- _Problem requirements_: Leave out all pictures. Return exactly the lines from the top of the material through the line containing "const yTicks = [-1.5, -1.0, -0.5, 0.0, 0.5, 1.0, 1.5];".

Entries with chart source code:
* BEGIN *
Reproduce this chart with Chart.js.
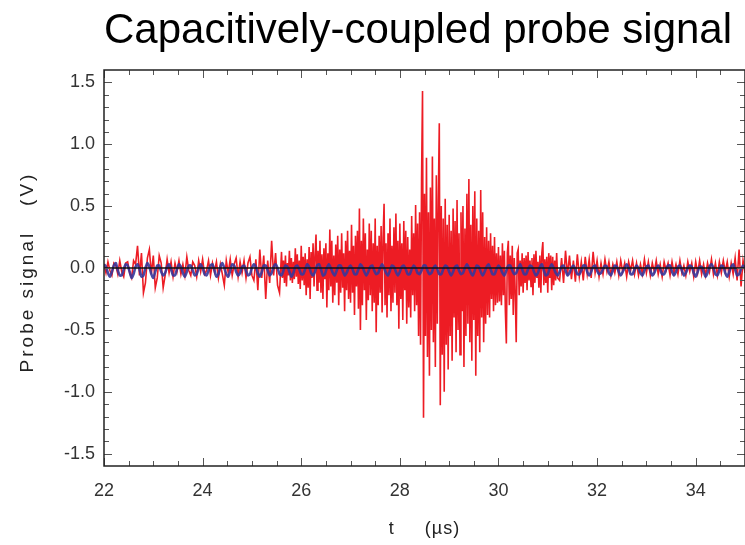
<!DOCTYPE html>
<html>
<head>
<meta charset="utf-8">
<script src="https://cdn.jsdelivr.net/npm/chart.js@4.4.1/dist/chart.umd.min.js"></script>
<style>
  html, body { margin: 0; padding: 0; background: #fff; }
  #wrap { width: 745px; height: 545px; }
</style>
</head>
<body>
<div id="wrap"><canvas id="probe-chart" width="745" height="545"></canvas></div>
<script>
// sample grids of the scope trace (µs)
const COARSE_STEP = 0.04;
const FINE_STEP = 0.02;
const LEFT_START = 22;     // quiet part before the burst
const BURST_START = 25.6;  // burst, sampled finer
const RIGHT_START = 31.24; // quiet part after the burst

const xTicks = [22, 24, 26, 28, 30, 32, 34];
const yTicks = [-1.5, -1.0, -0.5, 0.0, 0.5, 1.0, 1.5];

// raw probe signal (V)
const probeLeft = [
  0.03, -0.04, 0.05, -0.02, -0.06, 0.04, 0.02, -0.05, 0.06, -0.03,
  -0.07, 0.04, 0.05, -0.04, -0.08, 0.06, 0.03, 0.18, -0.06, 0.12,
  -0.20, -0.12, 0.08, 0.15, -0.05, 0.10, -0.16, -0.08, 0.10, 0.04,
  -0.16, -0.06, 0.07, -0.04, 0.05, -0.07, 0.04, -0.03, 0.06, -0.05,
  0.03, -0.06, 0.09, -0.02, -0.06, 0.05, 0.02, -0.07, 0.06, -0.03,
  0.07, -0.05, -0.02, 0.06, -0.06, 0.04, -0.03, 0.05, -0.08, 0.03,
  -0.05, -0.14, 0.06, -0.04, 0.07, -0.06, 0.03, 0.08, -0.07, 0.05,
  -0.04, 0.06, -0.08, 0.04, 0.09, -0.06, -0.10, 0.07, -0.18, 0.15,
  -0.08, 0.10, -0.25, 0.06, -0.12, 0.22, -0.06, 0.12, -0.14, -0.20
];

const probeBurst = [
  0.13, -0.08, 0.06, -0.12, 0.10, -0.15, 0.04, -0.06, 0.14, -0.10,
  0.08, -0.12, 0.05, -0.09, 0.16, -0.07, 0.11, -0.13, 0.06, -0.17,
  0.18, -0.10, 0.09, -0.14, 0.12, -0.22, 0.07, -0.16, 0.17, -0.25,
  0.13, -0.08, 0.20, -0.15, 0.10, 0.27, -0.18, 0.14, -0.12, 0.22,
  -0.20, 0.11, -0.25, 0.16, -0.09, 0.20, -0.32, 0.12, -0.18, 0.31,
  -0.15, 0.22, -0.28, 0.10, -0.22, 0.19, -0.12, 0.26, -0.30, 0.15,
  -0.20, 0.28, -0.16, 0.12, -0.35, 0.22, -0.18, 0.30, -0.25, 0.14,
  -0.28, 0.35, -0.20, 0.18, -0.38, 0.26, -0.15, 0.30, -0.33, 0.48,
  -0.50, 0.22, -0.30, 0.40, -0.18, 0.28, -0.42, 0.15, -0.26, 0.36,
  -0.22, 0.30, -0.35, 0.20, -0.28, 0.40, -0.52, 0.18, -0.30, 0.26,
  -0.20, 0.34, -0.36, 0.25, 0.52, -0.30, 0.20, -0.40, 0.28, -0.22,
  0.40, -0.35, 0.18, -0.28, 0.33, -0.20, 0.44, -0.30, 0.22, -0.49,
  0.36, -0.25, 0.20, -0.42, 0.38, -0.18, 0.30, -0.45, 0.25, -0.32,
  0.15, -0.40, 0.42, -0.22, 0.28, -0.35, 0.51, -0.30, 0.36, -0.55,
  0.45, -0.62, 0.70, 1.43, -1.21, 0.60, -0.55, 0.89, -0.72, 0.45,
  -0.87, 0.65, -0.50, 0.90, -0.60, 0.40, -0.80, 0.75, -0.45, 0.55,
  1.17, -1.11, 0.50, -0.70, 0.40, -1.00, 0.56, -0.62, 0.35, -0.82,
  0.43, -0.55, 0.30, -0.75, 0.48, -0.40, 0.38, -0.68, 0.55, -0.50,
  0.28, -0.70, 0.45, -0.35, 0.50, -0.80, 0.32, -0.55, 0.60, -0.45,
  0.72, -0.60, 0.35, -0.75, 0.50, -0.42, 0.62, -0.87, 0.40, -0.55,
  0.30, -0.68, 0.63, -0.40, 0.45, -0.60, 0.25, -0.45, 0.33, -0.38,
  0.22, -0.40, 0.28, -0.25, 0.18, -0.35, 0.25, -0.30, 0.12, -0.28,
  0.17, -0.27, 0.10, -0.30, 0.20, -0.22, 0.14, -0.35, -0.61, 0.12,
  0.22, -0.30, 0.10, -0.25, 0.18, -0.38, 0.08, -0.20, -0.60, 0.12,
  0.15, -0.22, 0.06, -0.15, 0.12, -0.20, 0.08, -0.12, 0.10, -0.18,
  0.13, -0.10, 0.06, -0.15, 0.08, -0.22, 0.11, -0.12, 0.14, -0.08,
  0.05, -0.16, 0.10, -0.20, 0.12, 0.21, -0.14, 0.07, -0.12, 0.09,
  -0.20, 0.12, -0.08, 0.10, -0.18, 0.09, -0.14, 0.06, -0.10, 0.12,
  -0.08
];

const probeRight = [
  -0.10, 0.08, -0.12, 0.14, -0.06, 0.10, -0.09, 0.06, -0.11,
  0.11, -0.07, 0.05, -0.10, 0.09, -0.05, 0.07, -0.08, 0.13, -0.04,
  0.06, -0.07, 0.04, -0.05, 0.07, -0.03, 0.05, -0.06, 0.03, -0.04,
  0.05, -0.06, 0.06, -0.03, 0.04, -0.07, 0.05, -0.02, 0.06, -0.05,
  0.04, -0.06, 0.03, -0.05, 0.07, -0.04, 0.05, -0.06, 0.04, -0.03,
  0.06, -0.05, 0.03, -0.07, 0.05, -0.02, 0.04, -0.06, 0.05, -0.04,
  0.03, -0.05, 0.06, -0.04, 0.02, -0.06, 0.05, -0.03, 0.04, -0.07,
  0.05, -0.04, 0.06, -0.05, 0.03, -0.06, 0.04, -0.03, 0.07, -0.05,
  0.04, -0.06, 0.05, -0.04, 0.06, -0.03, 0.05, -0.07, 0.04, -0.05,
  0.08, -0.10, 0.15, -0.15, 0.06, -0.04
];

// low-frequency pickup (V), blue trace, on the coarse grid from 22 µs
const pickupSignal = [
  0.03, 0.01, -0.04, -0.07, -0.03, 0.02, 0.04, -0.02, -0.06, -0.06, -0.01,
  0.03, 0.02, -0.03, -0.08, -0.05, 0.01, 0.03, -0.01, -0.07, -0.06, 0.00,
  0.04, 0.01, -0.05, -0.08, -0.03, 0.02, 0.02, -0.03, -0.06, -0.04, 0.01,
  0.03, -0.01, -0.06, -0.06, -0.01, 0.03, 0.01, -0.04, -0.07, -0.03, 0.02,
  0.02, -0.02, -0.06, -0.05, 0.00, 0.03, 0.00, -0.05, -0.06, -0.02, 0.02,
  0.03, -0.02, -0.07, -0.05, 0.01, 0.04, 0.00, -0.05, -0.07, -0.02, 0.03,
  0.02, -0.03, -0.06, -0.04, 0.01, 0.02, -0.02, -0.06, -0.05, 0.00, 0.03,
  0.01, -0.04, -0.07, -0.03, 0.02, 0.02, -0.02, -0.06, -0.04, 0.01, 0.03,
  0.00, -0.05, -0.06, -0.02, 0.02, 0.01, -0.03, -0.07, -0.04, 0.01, 0.02,
  -0.01, -0.05, -0.05, -0.01, 0.03, 0.01, -0.04, -0.06, -0.03, 0.02, 0.03,
  -0.01, -0.06, -0.05, 0.00, 0.03, 0.00, -0.04, -0.06, -0.02, 0.02, 0.02,
  -0.02, -0.06, -0.04, 0.00, 0.02, -0.01, -0.05, -0.05, -0.01, 0.03, 0.01,
  -0.03, -0.06, -0.03, 0.01, 0.02, -0.02, -0.05, -0.04, 0.00, 0.03, 0.00,
  -0.04, -0.06, -0.02, 0.02, 0.01, -0.03, -0.06, -0.03, 0.01, 0.02, -0.01,
  -0.05, -0.05, -0.01, 0.02, 0.00, -0.04, -0.05, -0.02, 0.02, 0.02, -0.02,
  -0.05, -0.04, 0.00, 0.02, -0.01, -0.05, -0.05, -0.01, 0.02, 0.01, -0.03,
  -0.06, -0.03, 0.01, 0.02, -0.02, -0.05, -0.04, 0.00, 0.03, 0.00, -0.04,
  -0.06, -0.02, 0.02, 0.01, -0.03, -0.06, -0.03, 0.01, 0.03, -0.01, -0.05,
  -0.05, -0.01, 0.02, 0.00, -0.04, -0.06, -0.02, 0.02, 0.02, -0.02, -0.05,
  -0.04, 0.00, 0.03, -0.01, -0.05, -0.05, -0.01, 0.02, 0.01, -0.03, -0.06,
  -0.04, 0.01, 0.03, -0.02, -0.06, -0.05, 0.00, 0.03, 0.00, -0.04, -0.06,
  -0.03, 0.01, 0.02, -0.02, -0.06, -0.04, 0.00, 0.02, -0.01, -0.05, -0.05,
  -0.02, 0.02, 0.02, -0.03, -0.06, -0.03, 0.01, 0.02, -0.02, -0.05, -0.04,
  -0.01, 0.02, 0.01, -0.04, -0.06, -0.02, 0.02, 0.01, -0.03, -0.06, -0.03,
  0.00, 0.03, 0.00, -0.05, -0.05, -0.01, 0.02, 0.00, -0.04, -0.06, -0.02,
  0.01, 0.02, -0.02, -0.06, -0.04, 0.00, 0.02, -0.01, -0.05, -0.05, -0.01,
  0.02, 0.02, -0.03, -0.06, -0.03, 0.01, 0.02, -0.02, -0.06, -0.04, 0.00,
  0.02, 0.01, -0.04, -0.07, -0.03, 0.01, 0.01, -0.03, -0.07, -0.04, 0.01,
  0.03, 0.00, -0.05, -0.06, -0.02, 0.02, 0.01, -0.04, -0.07, -0.03, 0.01,
  0.03, -0.01, -0.06, -0.05, -0.01, 0.02, 0.00
];

function toPoints(values, start, step) {
  return values.map((v, i) => ({ x: +(start + i * step).toFixed(3), y: v }));
}

const probePoints = [
  ...toPoints(probeLeft, LEFT_START, COARSE_STEP),
  ...toPoints(probeBurst, BURST_START, FINE_STEP),
  ...toPoints(probeRight, RIGHT_START, COARSE_STEP)
];

const FONT = '"Liberation Sans", Arial, sans-serif';

// frame, inward ticks, zero line and axis titles
const framePlugin = {
  id: 'frame',
  afterDatasetsDraw(chart) {
    const { ctx, chartArea: a, scales } = chart;
    const xs = scales.x, ys = scales.y;
    ctx.save();

    // zero line
    const y0 = ys.getPixelForValue(0);
    ctx.strokeStyle = '#111';
    ctx.lineWidth = 1.5;
    ctx.beginPath();
    ctx.moveTo(a.left, y0);
    ctx.lineTo(a.right, y0);
    ctx.stroke();

    // ticks
    ctx.strokeStyle = '#555';
    ctx.lineWidth = 1;
    ctx.beginPath();
    for (let k = 0; k <= 26; k++) {
      const v = 22 + k * 0.5;
      const px = Math.round(xs.getPixelForValue(v)) + 0.5;
      const len = (k % 4 === 0) ? 8 : 5;
      ctx.moveTo(px, a.bottom); ctx.lineTo(px, a.bottom - len);
      ctx.moveTo(px, a.top); ctx.lineTo(px, a.top + len);
    }
    for (let k = -15; k <= 15; k++) {
      const py = Math.round(ys.getPixelForValue(k / 10)) + 0.5;
      const len = (k % 5 === 0) ? 8 : 5;
      ctx.moveTo(a.left, py); ctx.lineTo(a.left + len, py);
      ctx.moveTo(a.right, py); ctx.lineTo(a.right - len, py);
    }
    ctx.stroke();

    // box
    ctx.strokeStyle = '#222';
    ctx.lineWidth = 1.5;
    ctx.strokeRect(a.left, a.top, a.right - a.left, a.bottom - a.top);
    ctx.restore();

    // axis titles
    ctx.save();
    ctx.fillStyle = '#222';
    ctx.textAlign = 'center';
    ctx.textBaseline = 'middle';
    ctx.font = '18px ' + FONT;
    ctx.letterSpacing = '1px';
    ctx.fillText('t     (\u00b5s)', (a.left + a.right) / 2, 529);
    ctx.translate(28, (a.top + a.bottom) / 2 + 4);
    ctx.rotate(-Math.PI / 2);
    ctx.font = '19px ' + FONT;
    ctx.letterSpacing = '3px';
    ctx.fillText('Probe signal   (V)', 0, 0);
    ctx.restore();
  }
};

const ctx = document.getElementById('probe-chart').getContext('2d');
new Chart(ctx, {
  type: 'line',
  data: {
    datasets: [
      {
        label: 'pickup',
        data: toPoints(pickupSignal, LEFT_START, COARSE_STEP),
        borderColor: 'rgba(55, 55, 155, 0.9)',
        borderWidth: 2.6,
        pointRadius: 0,
        tension: 0.2,
        order: 1
      },
      {
        label: 'probe',
        data: probePoints,
        borderColor: 'rgb(237, 28, 36)',
        borderWidth: 1.6,
        pointRadius: 0,
        tension: 0,
        order: 2
      }
    ]
  },
  options: {
    responsive: false,
    animation: false,
    layout: { padding: { left: 0, right: 0, top: 0, bottom: 0 } },
    plugins: {
      legend: { display: false },
      tooltip: { enabled: false },
      title: {
        display: true,
        text: 'Capacitively-coupled probe signal',
        fullSize: false,
        align: 'start',
        color: '#000',
        font: { family: FONT, size: 42, weight: 'normal', lineHeight: 1.2 },
        padding: { top: 6, bottom: 13.6 }
      }
    },
    scales: {
      x: {
        type: 'linear',
        min: 22,
        max: 35,
        grid: { display: false, drawTicks: false },
        border: { display: false },
        afterBuildTicks: s => { s.ticks = xTicks.map(v => ({ value: v })); },
        afterFit: s => { s.height = 79; },
        ticks: {
          padding: 14,
          color: '#333',
          font: { family: FONT, size: 18 },
          maxRotation: 0,
          callback: v => String(v)
        }
      },
      y: {
        min: -1.6,
        max: 1.6,
        grid: { display: false, drawTicks: false },
        border: { display: false },
        afterBuildTicks: s => { s.ticks = yTicks.map(v => ({ value: v })); },
        afterFit: s => { s.width = 104; },
        ticks: {
          padding: 9,
          color: '#333',
          font: { family: FONT, size: 18 },
          callback: v => Number(v).toFixed(1)
        }
      }
    }
  },
  plugins: [framePlugin]
});
</script>
</body>
</html>
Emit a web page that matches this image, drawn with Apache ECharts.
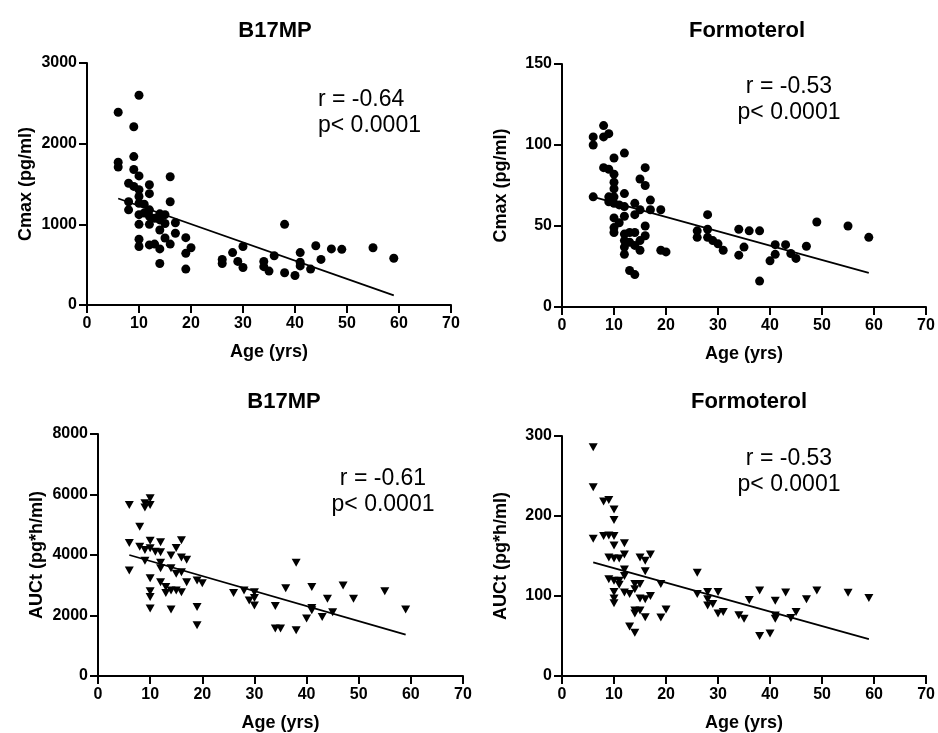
* END *
- _Output below_:
Reproduce this chart with Chart.js.
<!DOCTYPE html>
<html>
<head>
<meta charset="utf-8">
<script src="https://cdn.jsdelivr.net/npm/chart.js@4.4.1/dist/chart.umd.min.js"></script>
<style>
  html, body { margin: 0; padding: 0; background: #fff; }
  #wrap { width: 745px; height: 545px; }
</style>
</head>
<body>
<div id="wrap"><canvas id="probe-chart" width="745" height="545"></canvas></div>
<script>
// sample grids of the scope trace (µs)
const COARSE_STEP = 0.04;
const FINE_STEP = 0.02;
const LEFT_START = 22;     // quiet part before the burst
const BURST_START = 25.6;  // burst, sampled finer
const RIGHT_START = 31.24; // quiet part after the burst

const xTicks = [22, 24, 26, 28, 30, 32, 34];
const yTicks = [-1.5, -1.0, -0.5, 0.0, 0.5, 1.0, 1.5];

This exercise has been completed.